Jul 21, 2005 22:22
Well I feel like crap. I think half my friends have turned their backs on me, and the other half just don't really come around because they are busy with their other friends. I don't understand where I went wrong, maybe it was caring too much and trying to make them happy no matter how I felt, or maybe it was me putting them before myself. But whatever it is it's bullshit. I don't think I deserve this shit. I put up with the stuff my friends tell me and I keep an open mind then they blow me off, or misuse me in some way or another. I'm starting to think friends are not worth my time and energy. But some where I'm sure some where I did something to have this coming, maybe I coughed wrong.

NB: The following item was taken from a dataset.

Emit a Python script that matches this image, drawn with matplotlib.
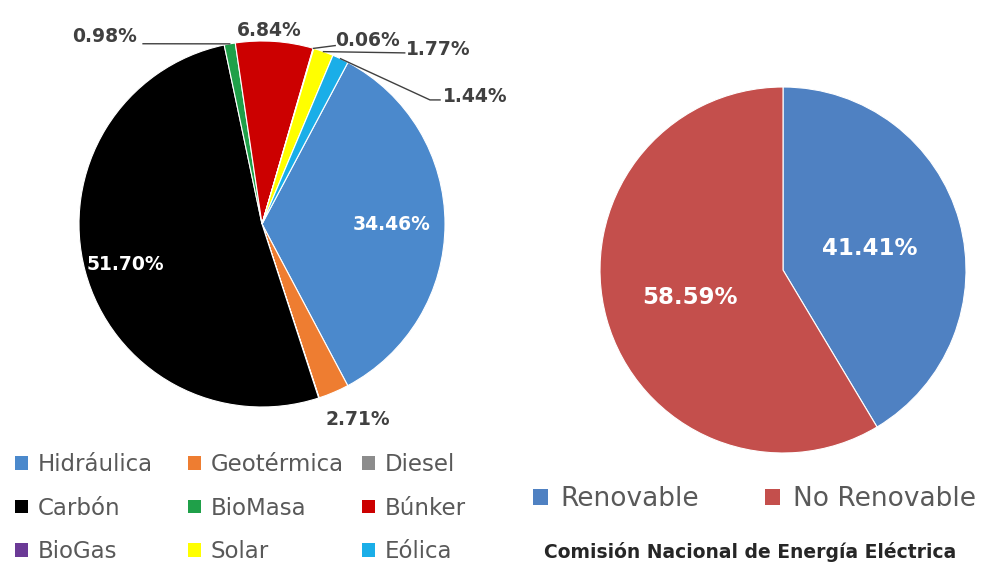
import matplotlib.pyplot as plt
from matplotlib.patches import Patch
import numpy as np

# generacion por fuente (%)
fuentes = ["Hidráulica", "Geotérmica", "Diesel", "Carbón", "BioMasa",
           "Búnker", "BioGas", "Solar", "Eólica"]
porcentajes = [34.46, 2.71, 0.04, 51.70, 0.98, 6.84, 0.06, 1.77, 1.44]
colores = ["#4b89cc", "#ee7d31", "#8c8c8c", "#000000", "#1fa049",
           "#cc0000", "#6b3a96", "#ffff00", "#1aaee8"]

# renovable / no renovable (%)
tipos = ["Renovable", "No Renovable"]
tipo_pct = [41.41, 58.59]
tipo_colores = ["#4f81c2", "#c44f4c"]

fuente_texto = "Comisión Nacional de Energía Eléctrica"

W, H = 985, 566
fig = plt.figure(figsize=(W / 100, H / 100), dpi=100)
fig.patch.set_facecolor("white")


def pie_axes(cx, cy, r):
    # cx, cy, r in pixels of the final image
    return fig.add_axes([(cx - r) / W, 1 - (cy + r) / H, 2 * r / W, 2 * r / H])


gris = "#404040"

# ---- pie 1 ----
ax1 = pie_axes(262, 224, 183)
wedges1, _ = ax1.pie(porcentajes, colors=colores, startangle=62,
                     counterclock=False,
                     wedgeprops=dict(linewidth=0.8, edgecolor="white"))
ax1.set_xlim(-1, 1)
ax1.set_ylim(-1, 1)
ax1.set_axis_off()

# label placement (index -> x, y, color)
pos1 = {
    0: (0.71, 0.0, "white"),
    1: (0.525, -1.071, gris),
    3: (-0.749, -0.224, "white"),
    4: (-0.863, 1.022, gris),
    5: (0.038, 1.055, gris),
    6: (0.574, 1.005, gris),
    7: (0.962, 0.951, gris),
    8: (1.164, 0.699, gris),
}
for i, (x, y, c) in pos1.items():
    ax1.text(x, y, f"{porcentajes[i]:.2f}%", ha="center", va="center",
             fontsize=13.5, fontweight="bold", color=c, clip_on=False)


def edge(w):
    a = np.deg2rad((w.theta1 + w.theta2) / 2)
    return np.cos(a), np.sin(a)


# leader lines
guias = {
    4: [(-0.65, 0.985)],
    6: [(0.40, 0.975)],
    7: [(0.78, 0.935)],
    8: [(0.918, 0.678), (0.973, 0.678)],
}
for i, pts in guias.items():
    ex, ey = edge(wedges1[i])
    xs = [ex] + [p[0] for p in pts]
    ys = [ey] + [p[1] for p in pts]
    ax1.plot(xs, ys, color=gris, lw=1, clip_on=False)

# ---- pie 2 ----
ax2 = pie_axes(783, 270, 183)
wedges2, _ = ax2.pie(tipo_pct, colors=tipo_colores, startangle=90,
                     counterclock=False,
                     wedgeprops=dict(linewidth=0.8, edgecolor="white"))
ax2.set_xlim(-1, 1)
ax2.set_ylim(-1, 1)
ax2.set_axis_off()
pos2 = [(0.475, 0.12), (-0.508, -0.148)]
for v, (x, y) in zip(tipo_pct, pos2):
    ax2.text(x, y, f"{v:.2f}%", ha="center", va="center",
             fontsize=16.5, fontweight="bold", color="white")

# ---- legends ----
handles1 = [Patch(facecolor=c, edgecolor="none") for c in colores]
col_x = [15, 188, 362]
for k, x in enumerate(col_x):
    idx = [k, k + 3, k + 6]
    fig.legend([handles1[i] for i in idx], [fuentes[i] for i in idx],
               loc="upper left", bbox_to_anchor=(x / W, 1 - 453 / H),
               frameon=False, fontsize=16.5, handlelength=0.55,
               handleheight=0.55, handletextpad=0.45, labelspacing=0.9,
               borderpad=0, borderaxespad=0, labelcolor="#595959")

handles2 = [Patch(facecolor=c, edgecolor="none") for c in tipo_colores]
fig.legend(handles2, tipos, loc="upper left", ncol=2,
           bbox_to_anchor=(533 / W, 1 - 486 / H), frameon=False,
           fontsize=19, handlelength=0.55, handleheight=0.55,
           handletextpad=0.5, columnspacing=2.5, borderpad=0,
           borderaxespad=0, labelcolor="#595959")

fig.text(750 / W, 1 - 552 / H, fuente_texto, ha="center", va="center",
         fontsize=13.5, fontweight="bold", color="#262626")

fig.savefig("out.png", dpi=100)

1)God look at Wolfe, she's a bitch to me all the time, hits me and yells at me, calls me a child and everything. But still expects me to be her friend and cook and clean.
2)And Aaron, *sigh* he bitches about things I do and doubts me every chance he gets. But at least he doesn't use me much and we are actually friends.
3)Felix, at least with her I feel as an equal and not a child. We don't talk much since we fought last year. But she is still the only thing I have to a good friend.
4)Mike, *sigh* he too makes me feel as an equal, he's nice to me as well. But of course like every friendship I have it, too has issues. *sigh* For starters we live too far away to have a real face to face conversation,which isn't the worst thing I've dealt with, neither one of us can change it so its deal able. I think the worst part in our friendship is I value it so much that I feel he is shying away from me, but its just a feeling. But even with everything he is still one of my top friends, because he doesn't normally make me feel like crap, and if he does its an accident.
Well that was a great rant, watch one of my friends are going to read this and come freak out on me or not talk to me again. But I don't care, I'm tired of feeling used and ignored. So damn it if they are really friends they'll understand.